A North Carolina federal judge imposed a preliminary injunction barring Syngenta Crop Protection LLC from selling a fungicide targeted by a Bayer CropScience Inc. patent infringement suit, saying Bayer had a good chance of winning its case.
U.S. District Judge Catherine Eagles said Syngenta's Appear fungicide contained the active ingredients in the patented formula for Bayer’s Chipco Signature fungicide and that Syngenta’s defense relied on the same arguments it had raised in a failed bid to invalidate the patent before the Board of Patent Appeals and Interferences.
"If Syngenta is not restrained from making, using, selling, offering to sell and marketing its Appear product that likely infringes on Bayer's [U.S. Reissued Patent Number RE42,394 E] before the prime selling season starts on Oct. 1, 2013, Bayer's continuing loss of market share and customer goodwill, which its '394 patent ought to protect, will accelerate, causing irreparable harm," Judge Eagles said.
The suit, filed April 16, alleges that Syngenta's Appear product ripped off Bayer's discovery that combining the pigment phthalocyanine with certain fungicides enhances the potency of a fungus-killing product.
That mixture — covered by U.S. Patent Number 5,599,804, which was first issued in February 1997 and reissued in May 2011 — is the key to Bayer's Signature line of fungicides, which are widely used on turfgrass on golf courses, sports fields, sod farms and residential and commercial properties, the suit says.

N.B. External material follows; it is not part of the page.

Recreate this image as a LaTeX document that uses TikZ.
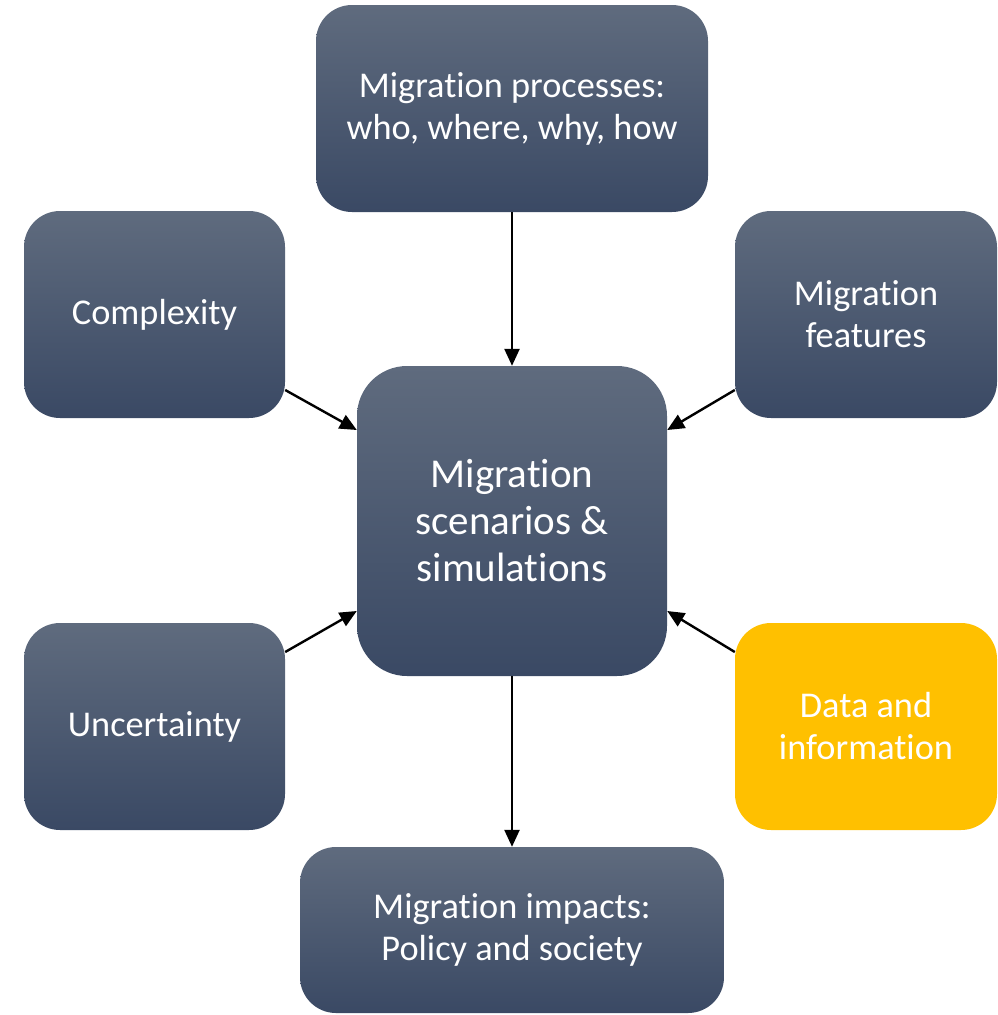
\documentclass[tikz,border=0pt]{standalone}
\usepackage{fontspec}
\setmainfont[RawFeature={-liga;-clig;-calt;-dlig}]{Carlito}
\usetikzlibrary{arrows.meta}
\definecolor{gtop}{HTML}{5F6B7E}
\definecolor{gbot}{HTML}{3A4964}
\definecolor{gold}{HTML}{FFC000}
\tikzset{
  box/.style={rounded corners=36pt, top color=gtop, bottom color=gbot, draw=none,
    text=white, align=center, inner sep=0pt, font=\fontsize{36.3}{42}\selectfont},
  goldbox/.style={rounded corners=36pt, fill=gold, draw=none,
    text=white, align=center, inner sep=0pt, font=\fontsize{36.3}{42}\selectfont},
  conn/.style={line width=2.4pt, -{Triangle[length=17pt,width=15pt]}}
}
\begin{document}
\begin{tikzpicture}[x=1pt,y=-1pt]
\useasboundingbox (0,0) rectangle (997,1015);
\node[box, minimum width=392pt, minimum height=207pt] (top) at (512,108.5) {Migration processes:\\who, where, why, how};
\node[box, minimum width=261pt, minimum height=207pt] (comp) at (154.5,314.5) {Complexity};
\node[box, minimum width=262pt, minimum height=207pt] (feat) at (866,314.5) {Migration\\features};
\node[box, rounded corners=50pt, minimum width=310pt, minimum height=310pt, font=\fontsize{41}{47}\selectfont] (mid) at (512,521) {Migration\\scenarios \&\\simulations};
\node[box, minimum width=261pt, minimum height=207pt] (unc) at (154.5,726.5) {Uncertainty};
\node[goldbox, minimum width=262pt, minimum height=207pt] (data) at (866,726.5) {Data and\\information};
\node[box, minimum width=424pt, minimum height=166pt] (bot) at (512,930) {Migration impacts:\\Policy and society};
\draw[conn] (top.south) -- (mid.north);
\draw[conn] ([yshift=-75.5pt]comp.east) -- ([yshift=91pt]mid.west);
\draw[conn] ([yshift=-75.5pt]feat.west) -- ([yshift=91pt]mid.east);
\draw[conn] ([yshift=74.5pt]unc.east) -- ([yshift=-90pt]mid.west);
\draw[conn] ([yshift=74.5pt]data.west) -- ([yshift=-90pt]mid.east);
\draw[conn] (mid.south) -- (bot.north);
\end{tikzpicture}
\end{document}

During the patent reissue proceedings, an examiner declared Bayer’s innovation as invalid and obvious based on prior discoveries, but the Board of Patent Appeals and Interferences later sided with Bayer and found that the formula was novel and could be patented, Judge Eagles said.
Syngenta first started selling Appear in October 2012, and Bayer became suspicious a month later that the product might infringe its patent, after ads began running that touted Appear as the only competitor to Bayer's fungicide and urged customers to switch to Syngenta's lawn treatment.
Judge Eagles' decision to grant Bayer's injunction request recentlywas influenced in part by Syngenta’s reliance on the same prior art references that failed to convince a three-judge patent appeal board panel that Bayer’s formula was nothing new.
The district court judge also pointed out that Syngenta's Appear contains the same compounds as Bayer's product "in a ratio that falls within the patented range." Additionally, Bayer has dragged at least one alleged infringer of the '394 patent before the same court previously, and "the accused product in that case is no longer on the market as a result of that litigation."
Judge Eagles said Syngenta introduced its product while Bayer’s patent remained valid for only a few more years, and failing to impose a preliminary injunction would prematurely rob Bayer of the market benefits of its intellectual property.
The injunction request was also filed at a critical time because a large proportion of the annual sales of Appear occur starting Oct. 1, when Syngenta offers its customers the opportunity to accumulate rebates by purchasing its products.
If the preliminary injunction — banning Syngenta from selling Appear or any other infringing product while the lawsuit was pending — was not entered before that date, Bayer risked taking a big hit from the competition from the accused fungicide, the judge said.
Representatives for the parties were not immediately available to comment.